The woman had a specific sphere of influence that didn’t need to be told in a persuasive way or with eloquent language. Her village needed to be pointed to Jesus and invited to know Him.
Elizabeth told me about the recipe. I looked it up and found out everything she had said was true. The Gospel offers a similar guarantee of satisfaction to all who receive it.
Often we are hesitant to share the most beautiful part of our lives. We forget that the Gospel is for everyone. Too commonly, we imagine that the Gospel somehow fits in our own lives in a unique way and that it wouldn’t make sense to just anyone.
Maybe not everyone would be as excited to receive a new recipe as I would but a drowning person is happy to be thrown a life preserver.

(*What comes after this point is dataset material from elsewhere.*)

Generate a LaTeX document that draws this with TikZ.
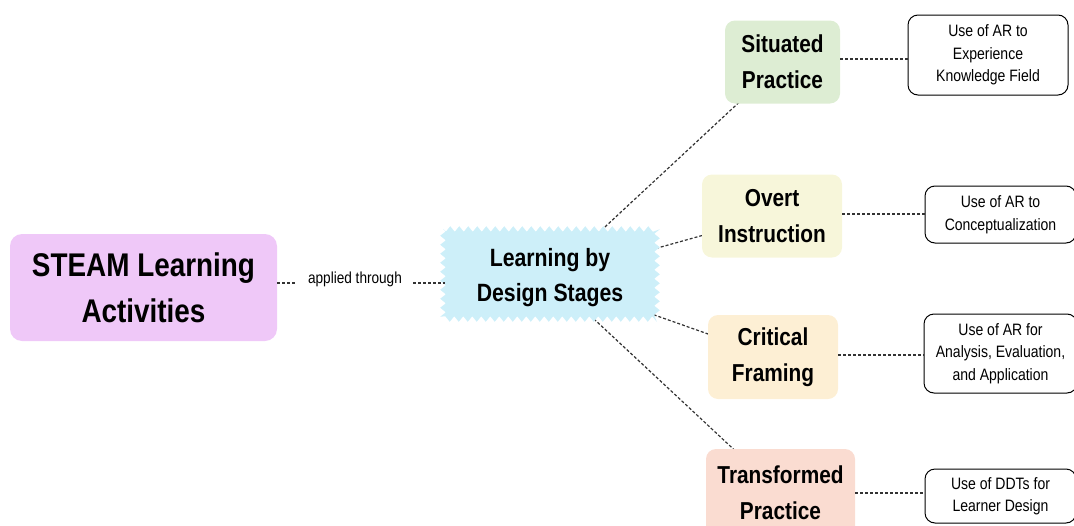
\documentclass[tikz,border=0pt]{standalone}
\usepackage{fontspec}
\setmainfont[FakeStretch=0.85]{Liberation Sans}
\usetikzlibrary{decorations.pathmorphing}
\pgfdeclarelayer{edges}
\pgfdeclarelayer{bg}
\pgfsetlayers{edges,bg,main}
\definecolor{steamc}{HTML}{EFC8F8}
\definecolor{lbdc}{HTML}{CDEFF9}
\definecolor{sitc}{HTML}{DDEDD3}
\definecolor{ovc}{HTML}{F7F6DA}
\definecolor{critc}{HTML}{FDEFD4}
\definecolor{trc}{HTML}{FADCD1}
\definecolor{linec}{HTML}{333333}
\tikzset{
  stagebox/.style={rounded corners=10pt, align=center, inner sep=0pt,
    font=\bfseries\fontsize{24.5}{36}\selectfont},
  usebox/.style={draw=black, line width=1pt, rounded corners=10pt, fill=white,
    align=center, inner sep=0pt, font=\fontsize{16.5}{22.5}\selectfont},
  conn/.style={draw=linec, line width=1.2pt, dash pattern=on 3pt off 2pt}
}
\begin{document}
\begin{tikzpicture}[x=1pt,y=-1pt]
\useasboundingbox (0,0) rectangle (1074,525);

% main nodes
\node[rounded corners=12pt, fill=steamc, align=center, inner sep=0pt,
      minimum width=267pt, minimum height=107pt,
      font=\bfseries\fontsize{32.8}{46}\selectfont] (steam) at (143.5,287.5) {STEAM Learning\\Activities};
\node[inner xsep=11pt, inner ysep=1pt, font=\fontsize{16}{19}\selectfont] (applied) at (355,279) {applied through};
\node[align=center, inner sep=0pt, minimum width=210pt, minimum height=80pt,
      font=\bfseries\fontsize{25}{35}\selectfont] (lbd) at (550,278) {Learning by\\Design Stages};
\begin{pgfonlayer}{bg}
\fill[lbdc, decorate, decoration={zigzag, segment length=9pt, amplitude=2.8pt}]
  ([shift={(-107,-49)}]lbd.center) rectangle ([shift={(107,41)}]lbd.center);
\end{pgfonlayer}

% stages
\node[stagebox, fill=sitc, minimum width=115pt, minimum height=83pt] (sit) at (782.5,62) {Situated\\Practice};
\node[stagebox, fill=ovc, minimum width=140pt, minimum height=83pt] (ov) at (772,216) {Overt\\Instruction};
\node[stagebox, fill=critc, minimum width=130pt, minimum height=84pt] (crit) at (773,357) {Critical\\Framing};
\node[stagebox, fill=trc, minimum width=149pt, minimum height=88pt] (tr) at (780.5,493) {Transformed\\Practice};

% use boxes
\node[usebox, minimum width=160pt, minimum height=80pt] (u1) at (988,55) {Use of AR to\\Experience\\Knowledge Field};
\node[usebox, minimum width=151pt, minimum height=57pt] (u2) at (1000.5,214.5) {Use of AR to\\Conceptualization};
\node[usebox, minimum width=153pt, minimum height=79pt] (u3) at (1000.5,353.5) {Use of AR for\\Analysis, Evaluation,\\and Application};
\node[usebox, minimum width=151pt, minimum height=54pt] (u4) at (1000.5,496) {Use of DDTs for\\Learner Design};

% connectors
\draw[conn] (steam.east |- 0,283) -- (applied.west |- 0,283);
\draw[conn] (applied.east |- 0,283) -- (lbd.west |- 0,283);
\begin{pgfonlayer}{edges}
\draw[conn] (lbd.center) -- (sit.center);
\draw[conn] (lbd.center) -- (ov.center);
\draw[conn] (lbd.center) -- (crit.center);
\draw[conn] (lbd.center) -- (tr.center);
\end{pgfonlayer}
\draw[conn] (sit.east |- 0,59) -- (u1.west |- 0,59);
\draw[conn] (ov.east |- 0,214) -- (u2.west |- 0,214);
\draw[conn] (crit.east |- 0,355) -- (u3.west |- 0,355);
\draw[conn] (tr.east |- 0,493) -- (u4.west |- 0,493);
\end{tikzpicture}
\end{document}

While it is not for us to decide who is worthy of the life preserver or to whom we “feel comfortable” throwing one, we do have a natural sphere of influence and that is not by mistake.
In 1 Thessalonians 2:8 Paul writes that he and others did not only share the gospel but they also shared their own lives. We all have our own villages to point to Jesus. We are messengers who are blessed with the roles of pointing people to Jesus in the scriptures and delighting in the results.
Honey Beer Bread
Prep Time: 10 minutes
Cook Time: 60 minutes
Yield: 1 loaf


  • 3 cups all-purpose flour
  • 2 Tbsp. sugar
  • 1 Tbsp. baking powder
  • 1 tsp. salt
  • 2 Tbsp. honey or agave nectar
  • 1 bottle (12 ounces) beer
  • 4 Tbsp. (half stick) butter, melted (**You can double this if you’d like**)


Preheat the oven to 350 degrees F. Grease a 9x 5x 3-inch loaf pan.
In a medium bowl, whisk together the flour, sugar, baking powder and salt. Using a wooden spoon, stir the beer and honey into the dry ingredients until just mixed. (I recommend popping your honey in the microwave for a few seconds beforehand to make it easier to stir in!)
Pour half the melted butter into the loaf pan. Then spoon the batter into the pan, and pour the rest of the butter on top of the batter. (Use a pastry brush to spread it around if you’d like.)
Bake for 50 to 60 minutes, until top is golden brown and a toothpick/knife inserted in the middle comes out clean. Serve immediately.